I believe I could listen to Tom Waits singing "Take It with Me" every rainy Sunday for the rest of my life. I also love Johann Sebastian Bach, Ray Charles, Randy Newman, Stephen Sondheim, Johnny Cash and several Beatles. They all make me happy and they all break my heart. And when you think about it, what else do you want from a musician?

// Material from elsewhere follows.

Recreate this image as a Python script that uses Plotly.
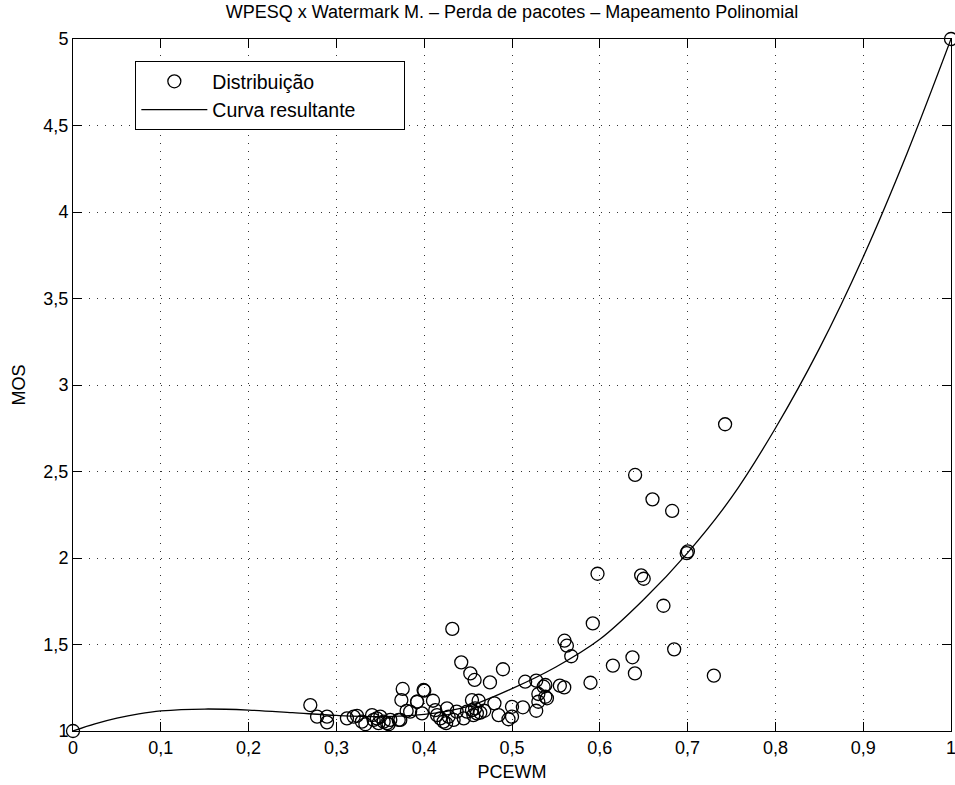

One hot summer night at the end of the '70s, I sat in a 15,274-seat amphitheater just outside Detroit, Michigan, and watched a wild and crazy guy in a white suit perform "the disappearing dime trick." It was absurd and ironic, and exceedingly funny—it was the bravest act of comedy I'd ever witnessed. It was Steve Martin. He removed the arrow from his head a long, long time ago, but like comic geniuses from Buster Keaton to David Sedaris, he still performs a remarkable sleight of hand. Rent Roxanne, read The Pleasure of My Company or Shopgirl or a short story from his Pure Drivel collection called "Hissy Fit," and see for yourself how time after time, he manages to catch the pedestrian moment—the ordinary gesture—and wring it into an expression of exquisite longing. He was, is, and will always be my ideal combination of contemplative and cuckoo.
Finally, there's the 20-something model/actor/Barneys clerk who sold me a pair of sunglasses I couldn't afford last Saturday morning. Shallow? You bet, but Walter Cronkite will only take a girl so far. I know Sunglasses Guy is an impossible fantasy, but you have to admit, he's a better option than Johann Sebastian Bach.
Besides, I think there's something to be said for coming up with a list of impossible fantasies. Women—at least this one—cannot live by reality alone.